Sent from AutoGuide.com Free App


----------



## Shug750S (Feb 6, 2012)

I thought that (assuming suspension standard) the wheel / tyre set up was the same diameter regardless of the wheel size, as 17" have larger profile tyres, 18" slightly smaller, 19" smaller again, etc.?

Thought that was the reason for possibly stiffer ride on larger wheels?

If correct all wheels designed to fit the car have the same arch filling properties (if fitted with correct size tyres)?

Again, stand to be corrected by those wiser than me.. Always willing to learn.


----------



## SpudZ (Jul 15, 2012)

Correct!


----------



## Piker Mark (Nov 16, 2011)

sherry13 said:


> I was out in a TTS coupe at the weekend and the noise from the 19s was pretty loud. I love the 20s but they will be noisier. Also the 5 spoke 19 rims on the TTS are a rare thing - something very desirable that Audi are not asking you for money for!
> 
> Sent from AutoGuide.com Free App


I'm in the opposite camp. The standard 5 spoke TTS wheels look awful to my eyes. I'll spec the other design of five spoke ( the middle picture) they look way better IMO. I'll then get them painted gloss black before I take delivery. Job done.

Must say, when I drove the new TTS at the weekend, I noticed that the wheel arch gap to the tyre was larger than it was with my TTS mk2 running 19" wheels. Needs to come down an inch IMO.


----------



## StevesTTS (May 16, 2015)

I'm a bit confused here because I thought the TTS body was 10mm lower anyway. Looks the opposite way round in those photos (although I do note the the SLine has been lowered) :?: :?:

I personally can't get on with the standard TTS wheels and have gone for the 20's. Yes I know about road noise etc etc but imho the best looking without going to specials.


----------



## sherry13 (Oct 8, 2013)

It's all personal opinion - over on the Showroom TTS's thread, the 20s are being flamed by people. I like the idea of a gloss black..

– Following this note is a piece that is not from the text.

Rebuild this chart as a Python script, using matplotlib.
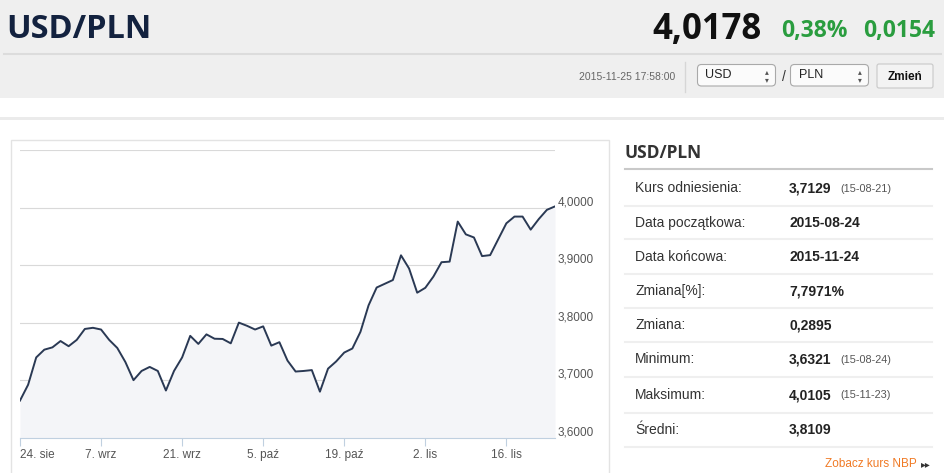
import matplotlib
matplotlib.use("Agg")
import matplotlib.pyplot as plt
from matplotlib.patches import Rectangle, FancyBboxPatch
from matplotlib.lines import Line2D
from matplotlib.transforms import Affine2D, offset_copy

# kurs USD/PLN, sesje 24.08 - 24.11.2015 (odczyt z wykresu)
rates = [3.6645, 3.692, 3.7395, 3.753, 3.757, 3.768, 3.759, 3.770, 3.789, 3.791,
         3.788, 3.770, 3.756, 3.7315, 3.700, 3.716, 3.723, 3.716, 3.682, 3.716,
         3.7395, 3.777, 3.763, 3.7796, 3.772, 3.7716, 3.764, 3.800, 3.7945, 3.788,
         3.7935, 3.760, 3.766, 3.734, 3.715, 3.716, 3.7175, 3.680, 3.720, 3.7325,
         3.748, 3.755, 3.784, 3.830, 3.861, 3.8675, 3.874, 3.917, 3.894, 3.852,
         3.8605, 3.880, 3.905, 3.906, 3.9756, 3.9534, 3.948, 3.9156, 3.9173, 3.945,
         3.9726, 3.9843, 3.9843, 3.9616, 3.980, 3.996, 4.002]
tick_pos = [0, 10, 20, 30, 40, 50, 60]
tick_labels = ["24. sie", "7. wrz", "21. wrz", "5. paź", "19. paź", "2. lis", "16. lis"]
y_ticks = [3.6, 3.7, 3.8, 3.9, 4.0, 4.1]
y_labels = ["3,6000", "3,7000", "3,8000", "3,9000", "4,0000"]

pair = "USD/PLN"
last_rate = "4,0178"
change_pct = "0,38%"
change_abs = "0,0154"
timestamp = "2015-11-25 17:58:00"

row_labels = ["Kurs odniesienia:", "Data początkowa:", "Data końcowa:", "Zmiana[%]:",
              "Zmiana:", "Minimum:", "Maksimum:", "Średni:"]
row_values = ["3,7129", "2015-08-24", "2015-11-24", "7,7971%", "0,2895",
              "3,6321", "4,0105", "3,8109"]
row_dates = ["(15-08-21)", "", "", "", "", "(15-08-24)", "(15-11-23)", ""]

W, H = 945, 473
fig = plt.figure(figsize=(W / 100, H / 100), dpi=100)
fig.patch.set_facecolor("white")
# piksele liczone od lewego gornego rogu
px = Affine2D().scale(1 / 100, -1 / 100).translate(0, H / 100) + fig.dpi_scale_trans

def rect(x, y, w, h, **kw):
    kw.setdefault("zorder", -2)
    fig.add_artist(Rectangle((x, y), w, h, transform=px, **kw))

def hline(x0, x1, y, **kw):
    fig.add_artist(Line2D([x0, x1], [y, y], transform=px, **kw))

def txt(x, y, s, **kw):
    kw.setdefault("family", ["Liberation Sans", "DejaVu Sans"])
    fig.text(x, y, s, transform=px, **kw)

# naglowek
rect(0, 0, W, 98, facecolor="#efefef", edgecolor="none")
hline(4, 941, 54, color="#dcdcdc", lw=1.5, zorder=-1)
rect(0, 117.5, W, 3, facecolor="#ebebeb", edgecolor="none")
txt(6, 38, pair, fontsize=23.5, fontweight="bold", color="#13223f",
    family=["Open Sans", "DejaVu Sans"], va="baseline")
txt(762, 39, last_rate, fontsize=25, fontweight="bold", color="#111111",
    family=["Open Sans", "DejaVu Sans"], va="baseline", ha="right")
txt(848, 37.5, change_pct, fontsize=16.5, fontweight="bold", color="#2a9d3f",
    family=["Open Sans", "DejaVu Sans"], va="baseline", ha="right")
txt(935, 37.5, change_abs, fontsize=16.5, fontweight="bold", color="#2a9d3f",
    family=["Open Sans", "DejaVu Sans"], va="baseline", ha="right")

txt(675, 77, timestamp, fontsize=7.5, color="#666666", ha="right", va="center")
fig.add_artist(Line2D([684.5, 684.5], [62, 92], transform=px, color="#d6d6d6", lw=1))
for x0, cur in [(697.5, "USD"), (790.5, "PLN")]:
    fig.add_artist(FancyBboxPatch((x0, 64.5), 78, 21.5, boxstyle="round,pad=0,rounding_size=4",
                                  transform=px, facecolor="#fbfbfb", edgecolor="#a9a9a9", lw=0.8))
    txt(x0 + 8, 75.5, cur, fontsize=9, color="#222222", va="center")
    txt(x0 + 69, 75.5, "▴\n▾", fontsize=5.5, color="#555555", va="center", ha="center",
        linespacing=0.75, family=["DejaVu Sans"])
txt(783.5, 77, "/", fontsize=10, color="#333333", va="center", ha="center")
fig.add_artist(FancyBboxPatch((877, 64), 56, 24, boxstyle="round,pad=0,rounding_size=2",
                              transform=px, facecolor="#f3f3f3", edgecolor="#c8c8c8", lw=0.8))
txt(905, 77, "Zmień", fontsize=8.5, fontweight="bold", color="#111111", va="center", ha="center")

# ramka wykresu
rect(10.5, 140.5, 598.5, 340, facecolor="white", edgecolor="#e3e3e3", lw=1)

ax = fig.add_axes([20 / W, 1 - 437.7 / H, 535 / W, 287.7 / H])
ax.set_facecolor("none")
x = list(range(len(rates)))
ax.fill_between(x, rates, 3.6, color="#f4f5f8", lw=0, zorder=1)
ax.plot(x, rates, color="#2a3954", lw=1.4, zorder=3, solid_joinstyle="round")
ax.set_xlim(0, len(rates) - 1)
ax.set_ylim(3.6, 4.1)
ax.set_yticks(y_ticks)
ax.yaxis.grid(True, color="#d9d9d9", lw=0.8, zorder=0)
ax.set_axisbelow(True)
ax.tick_params(axis="y", length=0, labelleft=False)
for s in ["top", "left", "right"]:
    ax.spines[s].set_visible(False)
ax.spines["bottom"].set_color("#c0d0e0")
ax.spines["bottom"].set_linewidth(0.8)
ax.set_xticks(tick_pos, tick_labels)
ax.tick_params(axis="x", length=6, width=0.8, color="#c0d0e0", pad=2,
               labelsize=8.5, labelcolor="#555555")
for lab in ax.get_xticklabels():
    lab.set_family(["Liberation Sans", "DejaVu Sans"])
ax.get_xticklabels()[0].set_ha("left")
ylab_tr = offset_copy(ax.get_yaxis_transform(), fig=fig, x=3, y=5.5, units="dots")
for v, s in zip(y_ticks, y_labels):
    ax.text(1.0, v, s, transform=ylab_tr, ha="left", va="center", fontsize=8.5,
            color="#555555", family=["Liberation Sans", "DejaVu Sans"], clip_on=False)

# tabela po prawej
txt(625, 153, pair, fontsize=12.5, fontweight="bold", color="#333333",
    family=["Open Sans", "DejaVu Sans"], va="center")
hline(625, 932, 169.5, color="#c9c9c9", lw=1.5)
row_y = [188.3, 222.7, 256.7, 291, 325, 359.3, 395, 430]
sep_y = [205.7, 239.3, 274, 308.3, 342.3, 377.3, 413, 447]
for yy in sep_y:
    hline(625, 932, yy, color="#efefef", lw=1.5)
for yy, lab, val, dt in zip(row_y, row_labels, row_values, row_dates):
    txt(635, yy, lab, fontsize=10, color="#333333", va="center")
    txt(789, yy, val, fontsize=10, fontweight="bold", color="#222222", va="center")
    if dt:
        txt(840, yy + 0.5, dt, fontsize=7.8, color="#555555", va="center")
txt(917, 464, "Zobacz kurs NBP", fontsize=8.5, color="#f07a25", va="center", ha="right")
txt(926, 464.5, "▸▸", fontsize=7, color="#333333", va="center", ha="center",
    family=["DejaVu Sans"])

fig.savefig("out.png", dpi=100)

Sent from AutoGuide.com Free App


----------



## 35mphspeedlimit (Sep 25, 2010)

Really is a matter of opinion but I think these are superb! :wink:


----------



## sherry13 (Oct 8, 2013)

Haha - yep, (still) looking very good!!!

Sent from AutoGuide.com Free App


----------



## Toshiba (Jul 8, 2004)

Looks fine to me, I'd rather hide the calipers in black than with red as they are a little weedy.


----------



## SpudZ (Jul 15, 2012)

Whilst I'm in getting my skirts checked (oh err missus) I'll do some sleuthing armed with a measure, on TT's with both the sports & non sports suspension. On the face of it, it appears that the S-Line with the lowered suspension option box checked, is actually lower than the TTS which is supposed to have it as standard....

All very strange.


----------



## sherry13 (Oct 8, 2013)

Haha yes that would be really good sleuthing. Maybe ask one of the engineers as well as they may know more than the dealers. I was at a dealership recently where one of them asked me how to spot the visual difference between the TT and the TTS [WEARY CAT FACE]

I was also at one a while ago where they asked what model year mark 3 I was potentially looking for - I said it can only be from 2015 onwards and the guy said he shouldn't be expected to know that and also said he didn't know what i meant by mark 3, either. That was at West London Audi about a month ago.

Anyway - yes, the brakes are not the biggest in the world but I would definitely go for them in the red. In fact, I have!

Sent from AutoGuide.com Free App


----------



## SpudZ (Jul 15, 2012)

Interestingly, i've just been out to the car whilst checking something for 35mph and i did the 2 finger measurement of the gap between the tyre and arch. The nearside rear and offside front are both considerably lower than the offside rear and nearside front! (parked on level surface). This has totally thrown me. I'm wondering if the mag ride changes this when the vehicle is running. Either way, it's going to be an interesting visit to the dealers tomorrow...


----------



## SpudZ (Jul 15, 2012)

Whilst at the dealers today I checked out the TTS ride heights. Only one in showroom & the heights were all over the show varying by about 10 mm per wheel. I had mine checked & the drive across had levelled all four shocks. Was advised that it would take at least 2k miles to fully settle.


----------



## hemTT (Oct 12, 2004)

That's answered my question too. I have a TT and spec'd S Line suspension but just doesn't look that low yet, imagine it will need bedding in before it looks as it should.

Ride quality is better than I expected occasional pot hole or drain rattles your teeth but overall good.


----------



## SpudZ (Jul 15, 2012)

Yes I have mine set to comfort in the Individual mode & sometimes I worry for the integrity of my bridge... :?


----------